Nonetheless, trade barriers do remain high, and in some cases foreign tariffs are, in fact, higher than U.S. tariffs. The appearance of nonreciprocal trade, through both tariffs and nontariff barriers, can be a political problem, and the existence of these tariffs and trade barriers is an economic problem. The answer to both problems can be found in negotiations to facilitate trade through formal agreements.
For tariffs, one way to resolve some of the conflict between the goal of tariff reciprocity, on the one hand, and the economic problems caused by tariffs, on the other hand, is to push for an international agreement that brings the tariffs of all countries close to zero, along the lines of the USMCA. Trump suggested this at one point during his first term, even expanding this idea to other trade barriers: “We should at least consider no tariffs, no barriers — scrapping all of it.”
The reality, however, is that such an outcome is unlikely under the second Trump administration. Despite his occasional references to pushing for “no tariffs,” Trump has emphasized again and again that he wants tariffs, declaring himself a “tariff man” and saying that tariff is the most beautiful word in the dictionary. That likely puts a zero tariff agreement off the table for the time being.
On nontariff barriers, there are a number of existing provisions in trade agreements to regulate these, but some of the rules are outdated and need upgrades and refinements. The WTO rules on subsidies were written in the early 1990s, and the digital trade rules that have proliferated in recent years have become fragmented as countries take diverging approaches. An effort to update and rationalize these provisions would provide all governments with a set of reciprocal, enforceable rules that establish when exactly nontariff measures are a problem.
Improving the Trading System from Within
Trump’s reciprocity memo appears to signal a unilateral move to raise U.S. tariffs in response to foreign tariffs and trade barriers. This approach is likely to cause serious problems for U.S. trade policy and for the trading system.
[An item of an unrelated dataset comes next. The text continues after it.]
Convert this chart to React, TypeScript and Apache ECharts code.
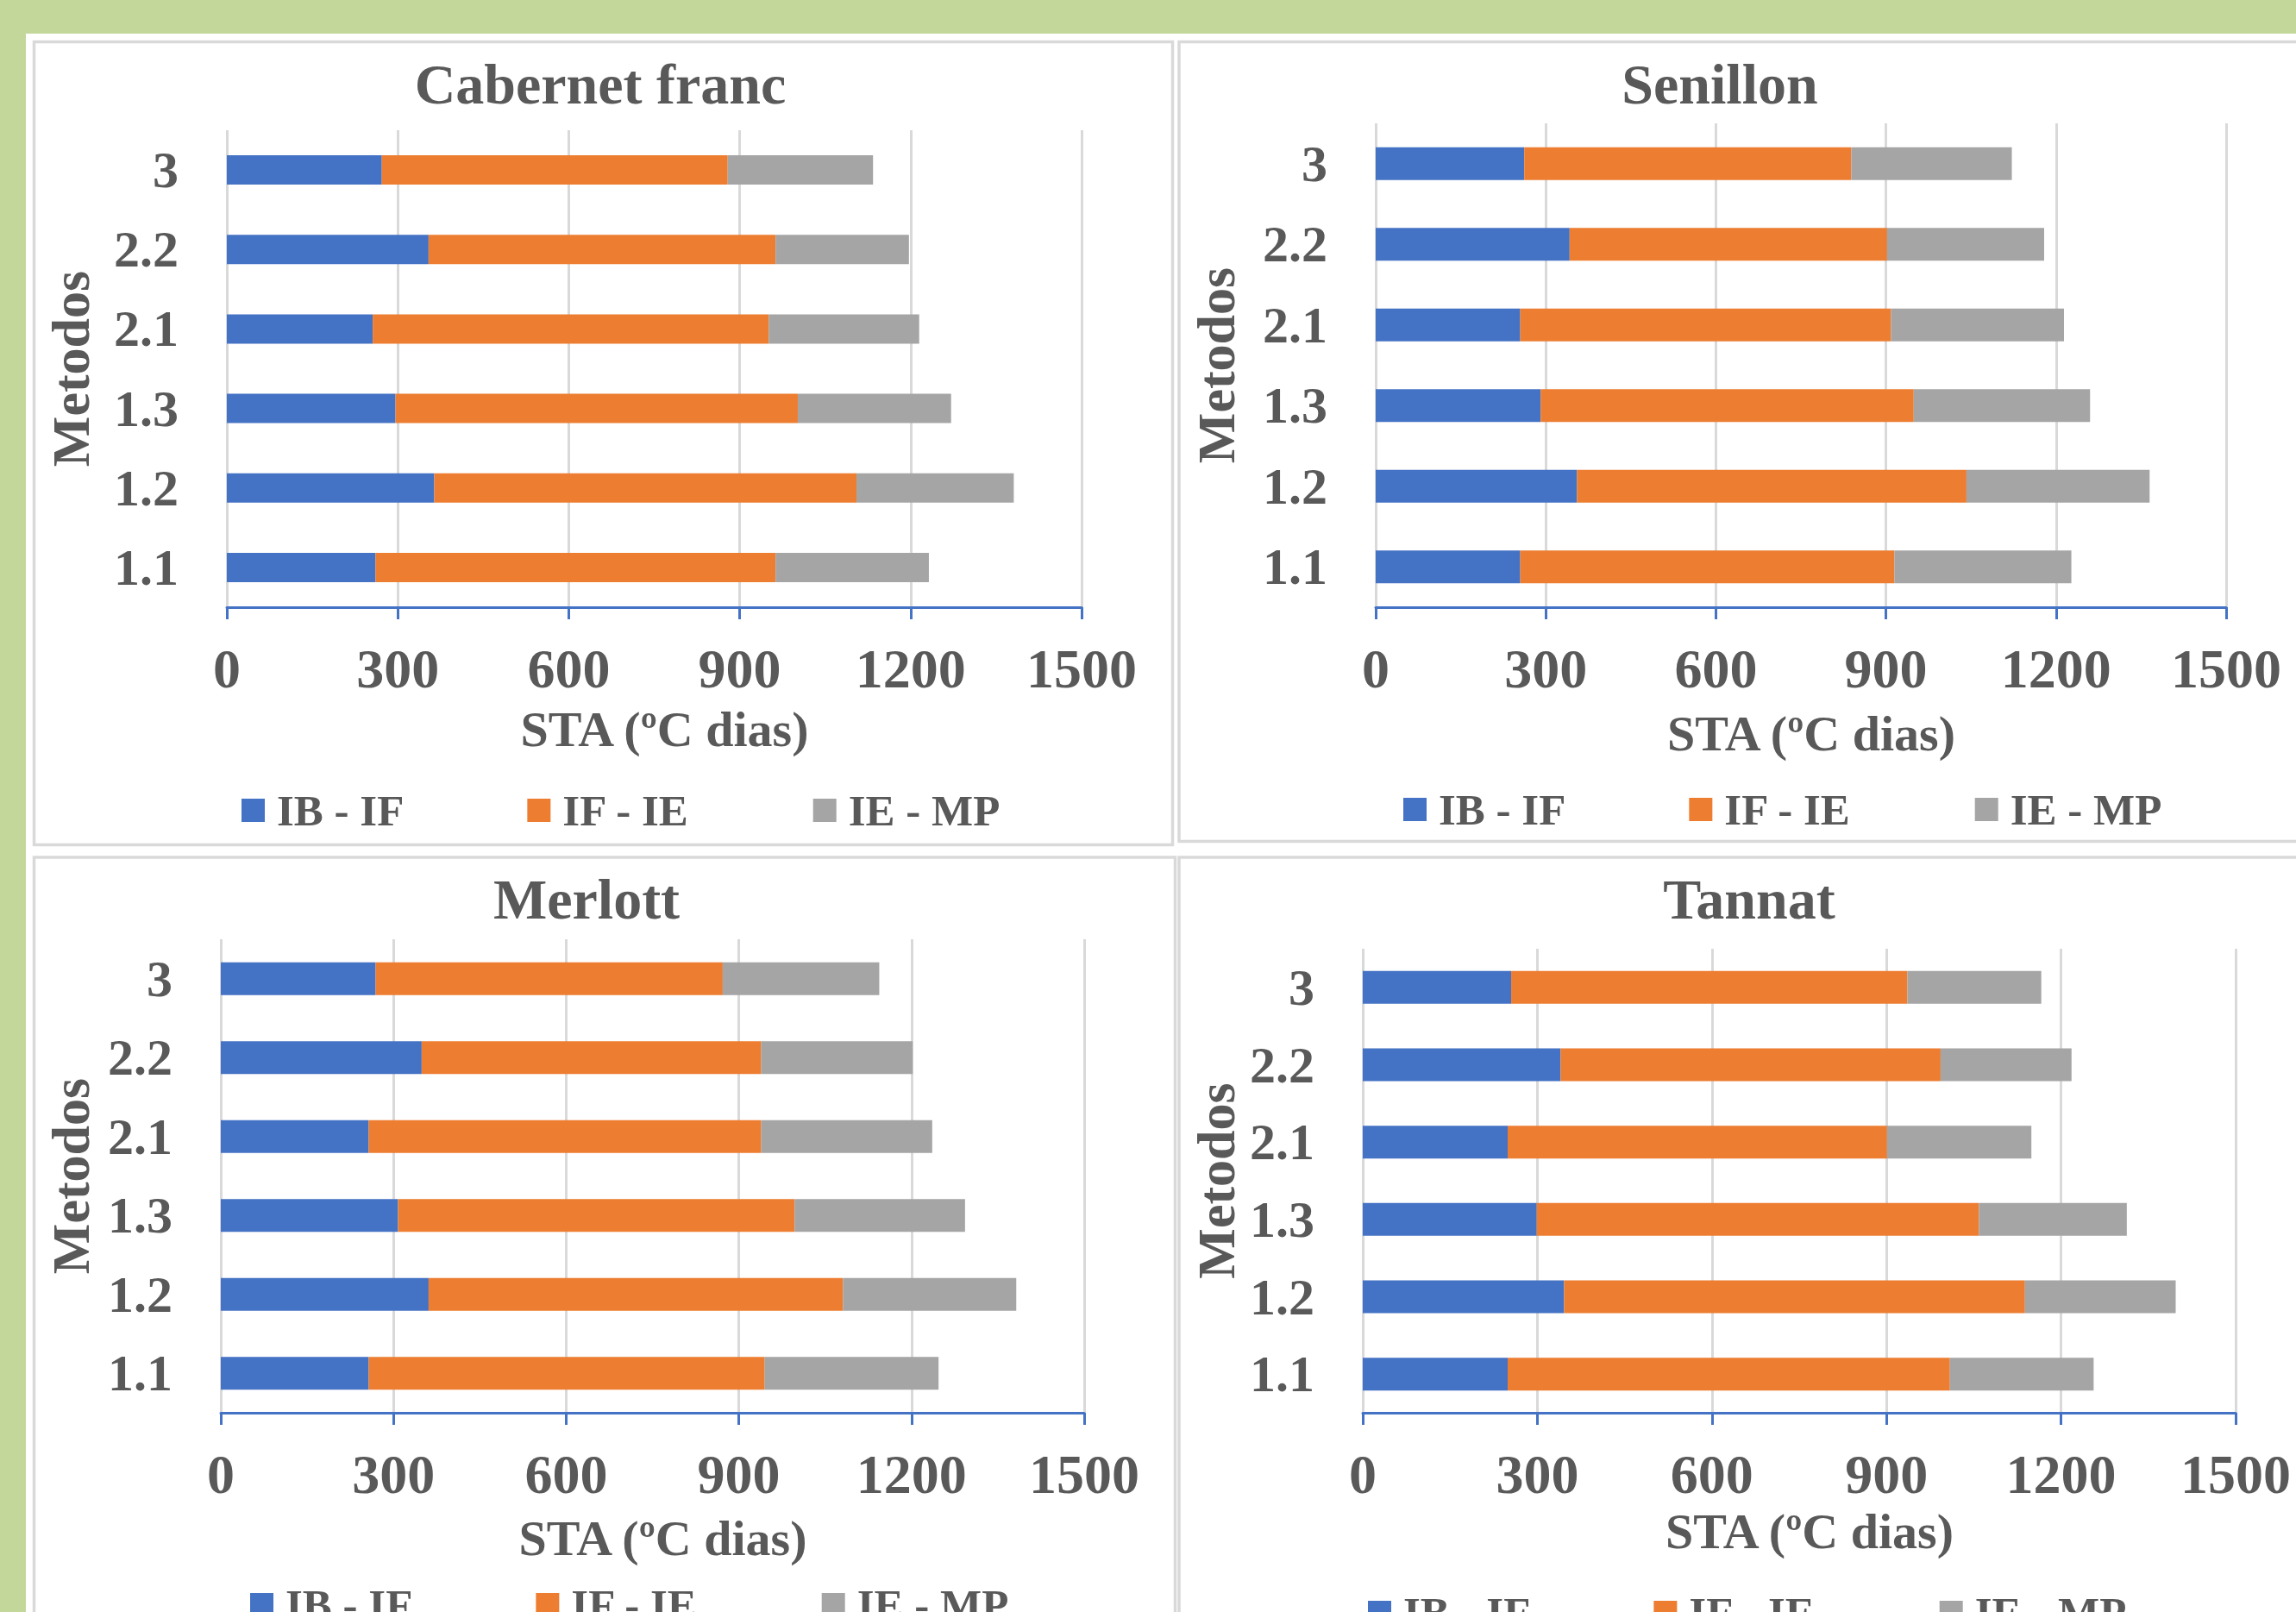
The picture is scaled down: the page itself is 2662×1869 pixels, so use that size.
import React, { useEffect, useRef } from "react";
import * as echarts from "echarts";

// ---------- data ----------
const categories = ["1.1", "1.2", "1.3", "2.1", "2.2", "3"];
const seriesNames = ["IB - IF", "IF - IE", "IE - MP"];
const panelTitles = ["Cabernet franc", "Senillon", "Merlott", "Tannat"];
const xAxisName = "STA (ºC dias)";
const yAxisName = "Metodos";
const xMin = 0;
const xMax = 1500;
const xInterval = 300;

const cabernetIBIF = [261, 364, 296, 256, 354, 272];
const cabernetIFIE = [702, 741, 706, 695, 609, 607];
const cabernetIEMP = [269, 276, 269, 264, 234, 255];

const senillonIBIF = [255, 355, 291, 255, 342, 262];
const senillonIFIE = [660, 687, 658, 654, 560, 577];
const senillonIEMP = [312, 323, 311, 305, 277, 283];

const merlottIBIF = [257, 361, 308, 257, 349, 269];
const merlottIFIE = [688, 720, 689, 682, 590, 603];
const merlottIEMP = [302, 301, 296, 297, 263, 272];

const tannatIBIF = [249, 346, 299, 249, 340, 255];
const tannatIFIE = [760, 792, 760, 652, 653, 681];
const tannatIEMP = [247, 259, 254, 248, 225, 230];

const panelData = [
  [cabernetIBIF, cabernetIFIE, cabernetIEMP],
  [senillonIBIF, senillonIFIE, senillonIEMP],
  [merlottIBIF, merlottIFIE, merlottIEMP],
  [tannatIBIF, tannatIFIE, tannatIEMP],
];

// ---------- layout / style ----------
const colors = ["#4472C4", "#ED7D31", "#A5A5A5"];
const textColor = "#595959";
const font = "'Liberation Serif', 'Times New Roman', serif";

const layouts = [
  { left: 263, top: 151, width: 991, height: 553, barWidth: 34, titleX: 696, titleY: 64, yGap: 150, xGap: 112, legendLeft: 280, legendTop: 914 },
  { left: 1595, top: 143, width: 986, height: 561, barWidth: 38, titleX: 1994, titleY: 64, yGap: 154, xGap: 117, legendLeft: 1627, legendTop: 913 },
  { left: 256, top: 1089, width: 1001, height: 549, barWidth: 38, titleX: 680, titleY: 1009, yGap: 143, xGap: 116, legendLeft: 290, legendTop: 1835 },
  { left: 1580, top: 1100, width: 1012, height: 538, barWidth: 38, titleX: 2028, titleY: 1009, yGap: 139, xGap: 108, legendLeft: 1586, legendTop: 1844 },
];

export default function App() {
  const ref = useRef<HTMLDivElement>(null);

  useEffect(() => {
    if (!ref.current) return;
    const chart = echarts.init(ref.current, undefined, { renderer: "svg" });

    const grid = layouts.map((l) => ({
      left: l.left,
      top: l.top,
      width: l.width,
      height: l.height,
      containLabel: false,
    }));

    const xAxis = layouts.map((l, i) => ({
      type: "value",
      gridIndex: i,
      min: xMin,
      max: xMax,
      interval: xInterval,
      name: xAxisName,
      nameLocation: "middle",
      nameGap: l.xGap,
      nameTextStyle: { fontFamily: font, fontSize: 58, fontWeight: "bold", color: textColor, padding: [0, 0, 0, 24] },
      axisLine: { show: true, lineStyle: { color: "#4472C4", width: 3 } },
      axisTick: { show: true, length: 14, lineStyle: { color: "#4472C4", width: 3 } },
      axisLabel: {
        margin: 39,
        fontFamily: font,
        fontSize: 64,
        fontWeight: "bold",
        color: textColor,
        formatter: (v: number) => String(v),
      },
      splitLine: { show: true, lineStyle: { color: "#D9D9D9", width: 3 } },
    }));

    const yAxis = layouts.map((l, i) => ({
      type: "category",
      gridIndex: i,
      data: categories,
      name: yAxisName,
      nameLocation: "middle",
      nameRotate: 90,
      nameGap: l.yGap,
      nameTextStyle: { fontFamily: font, fontSize: 62, fontWeight: "bold", color: textColor },
      axisLine: { show: false },
      axisTick: { show: false },
      axisLabel: { margin: 56, fontFamily: font, fontSize: 60, fontWeight: "bold", color: textColor },
      splitLine: { show: false },
    }));

    const series: any[] = [];
    panelData.forEach((segs, i) => {
      segs.forEach((vals, j) => {
        series.push({
          type: "bar",
          name: seriesNames[j],
          stack: "p" + i,
          xAxisIndex: i,
          yAxisIndex: i,
          barWidth: layouts[i].barWidth,
          itemStyle: { color: colors[j] },
          data: vals,
        });
      });
    });

    const title = layouts.map((l, i) => ({
      text: panelTitles[i],
      left: l.titleX,
      top: l.titleY,
      padding: 0,
      textAlign: "center",
      textVerticalAlign: "top",
      textStyle: { fontFamily: font, fontSize: 66, fontWeight: "bold", color: textColor },
    }));

    const legend = layouts.map((l) => ({
      data: seriesNames,
      left: l.legendLeft,
      top: l.legendTop,
      orient: "horizontal",
      padding: 0,
      itemGap: 143,
      itemWidth: 27,
      itemHeight: 27,
      icon: "rect",
      textStyle: { fontFamily: font, fontSize: 51, fontWeight: "bold", color: textColor, padding: [0, 0, 0, 9] },
    }));

    const borderStyle = { fill: "none", stroke: "#D9D9D9", lineWidth: 3.5 };
    const graphic = [
      { type: "rect", z: -10, shape: { x: 0, y: 0, width: 2662, height: 39 }, style: { fill: "#C4D79B" } },
      { type: "rect", z: -10, shape: { x: 0, y: 0, width: 30, height: 1869 }, style: { fill: "#C4D79B" } },
      { type: "rect", z: -5, shape: { x: 39.5, y: 48.5, width: 1320, height: 931 }, style: borderStyle },
      { type: "rect", z: -5, shape: { x: 1367, y: 48.5, width: 1400, height: 927 }, style: borderStyle },
      { type: "rect", z: -5, shape: { x: 39.5, y: 994, width: 1323, height: 1000 }, style: borderStyle },
      { type: "rect", z: -5, shape: { x: 1367, y: 994, width: 1400, height: 1000 }, style: borderStyle },
    ];

    chart.setOption({
      animation: false,
      backgroundColor: "#FFFFFF",
      textStyle: { fontFamily: font },
      title,
      legend,
      grid,
      xAxis,
      yAxis,
      series,
      graphic,
    });

    return () => chart.dispose();
  }, []);

  return (
    <div
      ref={ref}
      style={{ position: "fixed", left: 0, top: 0, width: 2662, height: 1869 }}
    />
  );
}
If the Trump administration were to attempt a unilaterally imposed “reciprocal” approach to trade and tariffs, it would come up against many administrative and methodological challenges. Calculating a U.S. tariff to be applied to each trading partner, taking into account both tariffs and other trade barriers in that country, will not be easy and the result is likely to look arbitrary. If the administration tries to match foreign tariffs and barriers on a product by product basis, it will be even more difficult.
In addition, the U.S. tariffs would lead to retaliation by trading partners, further damaging both the U.S. and global economies, and undermining U.S. influence in the process. It would functionally mean the U.S. is no longer participating in the world trading system it helped create, as it would be a flagrant violation of the rules of the WTO and all the FTAs it has signed. With most other countries continuing to uphold the system between each other, the U.S. risks losing influence by remaining on the sidelines. A more effective approach would be to engage and shape the rules from within.
When the dust settles on the current approach, the experience of the past may provide a way forward. After the Smoot-Hawley tariffs caused significant economic harm during the Great Depression, President Franklin D. Roosevelt implemented a U.S. trade policy centered on governments mutually agreeing to lower tariffs through trade agreements. This contributed to growth and prosperity in the U.S. and around the world in the ensuing decades. With recent alternative approaches to U.S. trade policy causing so many economic and political challenges, historical success stories may, at some point, receive a second look and a revival.